### Collected material
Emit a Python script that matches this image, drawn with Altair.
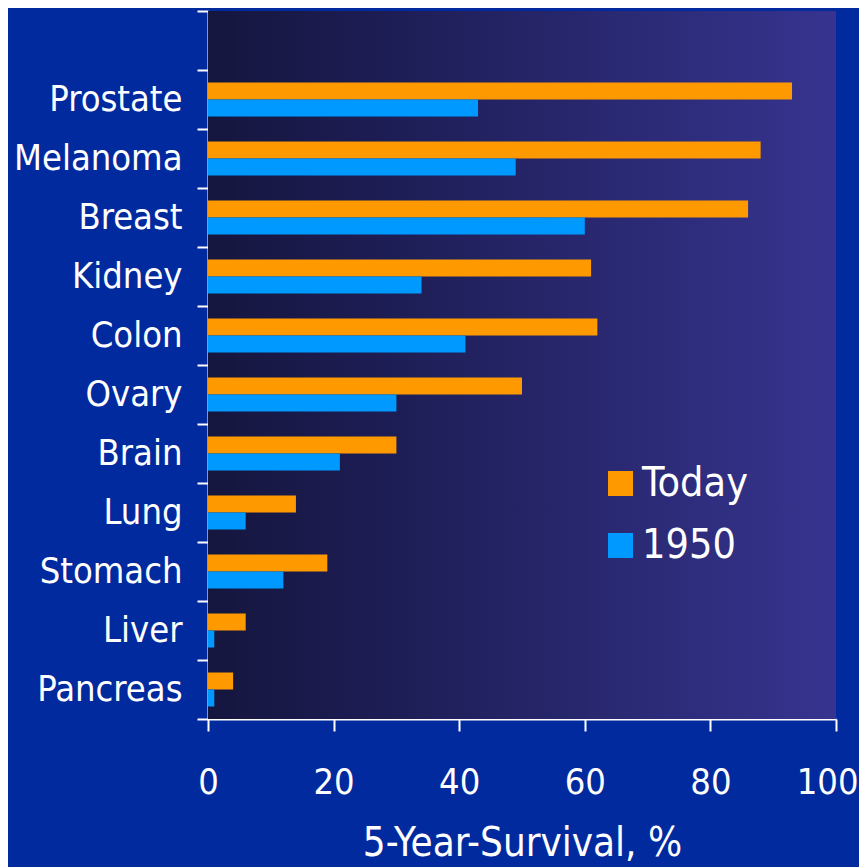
import altair as alt
import pandas as pd

cancers = ["Prostate", "Melanoma", "Breast", "Kidney", "Colon", "Ovary",
           "Brain", "Lung", "Stomach", "Liver", "Pancreas"]
today = [93, 88, 86, 61, 62, 50, 30, 14, 19, 6, 4]
y1950 = [43, 49, 60, 34, 41, 30, 21, 6, 12, 1, 1]
series = ["Today", "1950"]
colors = ["#FF9900", "#0099FF"]
x_ticks = [0, 20, 40, 60, 80, 100]

rows = []
for c, t, o in zip(cancers, today, y1950):
    rows.append({"cancer": c, "series": "Today", "value": t})
    rows.append({"cancer": c, "series": "1950", "value": o})
df = pd.DataFrame(rows)

FONT = "DejaVu Sans Condensed, sans-serif"
W, H = 628, 708
y_domain = [" "] + cancers

bg = alt.Chart(pd.DataFrame({"x0": [0], "x1": [100]})).mark_rect(
    color=alt.LinearGradient(
        gradient="linear", x1=0, x2=1, y1=0, y2=0,
        stops=[alt.GradientStop(color="#15163E", offset=0),
               alt.GradientStop(color="#1C1C52", offset=0.25),
               alt.GradientStop(color="#36348F", offset=1)],
    )
).encode(
    x=alt.X("x0:Q", scale=alt.Scale(domain=[0, 100], nice=False, zero=True)),
    x2="x1:Q",
    y=alt.value(0),
    y2=alt.value(H),
)

bars = alt.Chart(df).mark_bar().encode(
    x=alt.X("value:Q",
            scale=alt.Scale(domain=[0, 100], nice=False),
            axis=alt.Axis(values=x_ticks, title="5-Year-Survival, %",
                          domainColor="white", domainWidth=2,
                          tickColor="white", tickWidth=2, tickSize=12,
                          labelColor="white", labelFont=FONT, labelFontSize=36,
                          labelPadding=34, labelFlush=False,
                          labelAlign={"condition": {"test": "datum.value == 100", "value": "right"},
                                      "value": "center"},
                          labelOffset={"condition": {"test": "datum.value == 100", "value": 22},
                                       "value": 0},
                          titleColor="white", titleFont=FONT, titleFontSize=40,
                          titleFontWeight="normal", titleBaseline="alphabetic",
                          titleY=136, grid=False)),
    y=alt.Y("cancer:N",
            scale=alt.Scale(domain=y_domain, paddingInner=0, paddingOuter=0),
            axis=alt.Axis(title=None, tickBand="extent",
                          domainColor="white", domainWidth=2,
                          tickColor="white", tickWidth=2, tickSize=11,
                          labelColor="white", labelFont=FONT, labelFontSize=36,
                          labelLimit=400, labelPadding=15, grid=False)),
    yOffset=alt.YOffset("series:N",
                        scale=alt.Scale(domain=series, paddingInner=0, paddingOuter=0.735)),
    color=alt.Color("series:N",
                    scale=alt.Scale(domain=series, range=colors),
                    legend=alt.Legend(title=None, orient="none", legendX=392, legendY=452,
                                      symbolType="square", symbolSize=625,
                                      symbolStrokeWidth=0, symbolOpacity=1,
                                      labelColor="white", labelFont=FONT,
                                      labelFontSize=41, labelOffset=1,
                                      rowPadding=20)),
)

chart = alt.layer(bg, bars).properties(
    width=W, height=H,
    background="#022A9F",
    padding={"left": 200, "top": 3, "right": 23, "bottom": 148},
    autosize=alt.AutoSizeParams(type="none"),
).configure_view(stroke=None)

chart.save("out.html", embed_options={"renderer": "svg", "actions": False})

### What this task involves
Return the full material word for word. Do not include the pictures.

### Finished task
Emit a Python script that matches this image, drawn with Altair.
import altair as alt
import pandas as pd

cancers = ["Prostate", "Melanoma", "Breast", "Kidney", "Colon", "Ovary",
           "Brain", "Lung", "Stomach", "Liver", "Pancreas"]
today = [93, 88, 86, 61, 62, 50, 30, 14, 19, 6, 4]
y1950 = [43, 49, 60, 34, 41, 30, 21, 6, 12, 1, 1]
series = ["Today", "1950"]
colors = ["#FF9900", "#0099FF"]
x_ticks = [0, 20, 40, 60, 80, 100]

rows = []
for c, t, o in zip(cancers, today, y1950):
    rows.append({"cancer": c, "series": "Today", "value": t})
    rows.append({"cancer": c, "series": "1950", "value": o})
df = pd.DataFrame(rows)

FONT = "DejaVu Sans Condensed, sans-serif"
W, H = 628, 708
y_domain = [" "] + cancers

bg = alt.Chart(pd.DataFrame({"x0": [0], "x1": [100]})).mark_rect(
    color=alt.LinearGradient(
        gradient="linear", x1=0, x2=1, y1=0, y2=0,
        stops=[alt.GradientStop(color="#15163E", offset=0),
               alt.GradientStop(color="#1C1C52", offset=0.25),
               alt.GradientStop(color="#36348F", offset=1)],
    )
).encode(
    x=alt.X("x0:Q", scale=alt.Scale(domain=[0, 100], nice=False, zero=True)),
    x2="x1:Q",
    y=alt.value(0),
    y2=alt.value(H),
)

bars = alt.Chart(df).mark_bar().encode(
    x=alt.X("value:Q",
            scale=alt.Scale(domain=[0, 100], nice=False),
            axis=alt.Axis(values=x_ticks, title="5-Year-Survival, %",
                          domainColor="white", domainWidth=2,
                          tickColor="white", tickWidth=2, tickSize=12,
                          labelColor="white", labelFont=FONT, labelFontSize=36,
                          labelPadding=34, labelFlush=False,
                          labelAlign={"condition": {"test": "datum.value == 100", "value": "right"},
                                      "value": "center"},
                          labelOffset={"condition": {"test": "datum.value == 100", "value": 22},
                                       "value": 0},
                          titleColor="white", titleFont=FONT, titleFontSize=40,
                          titleFontWeight="normal", titleBaseline="alphabetic",
                          titleY=136, grid=False)),
    y=alt.Y("cancer:N",
            scale=alt.Scale(domain=y_domain, paddingInner=0, paddingOuter=0),
            axis=alt.Axis(title=None, tickBand="extent",
                          domainColor="white", domainWidth=2,
                          tickColor="white", tickWidth=2, tickSize=11,
                          labelColor="white", labelFont=FONT, labelFontSize=36,
                          labelLimit=400, labelPadding=15, grid=False)),
    yOffset=alt.YOffset("series:N",
                        scale=alt.Scale(domain=series, paddingInner=0, paddingOuter=0.735)),
    color=alt.Color("series:N",
                    scale=alt.Scale(domain=series, range=colors),
                    legend=alt.Legend(title=None, orient="none", legendX=392, legendY=452,
                                      symbolType="square", symbolSize=625,
                                      symbolStrokeWidth=0, symbolOpacity=1,
                                      labelColor="white", labelFont=FONT,
                                      labelFontSize=41, labelOffset=1,
                                      rowPadding=20)),
)

chart = alt.layer(bg, bars).properties(
    width=W, height=H,
    background="#022A9F",
    padding={"left": 200, "top": 3, "right": 23, "bottom": 148},
    autosize=alt.AutoSizeParams(type="none"),
).configure_view(stroke=None)

chart.save("out.html", embed_options={"renderer": "svg", "actions": False})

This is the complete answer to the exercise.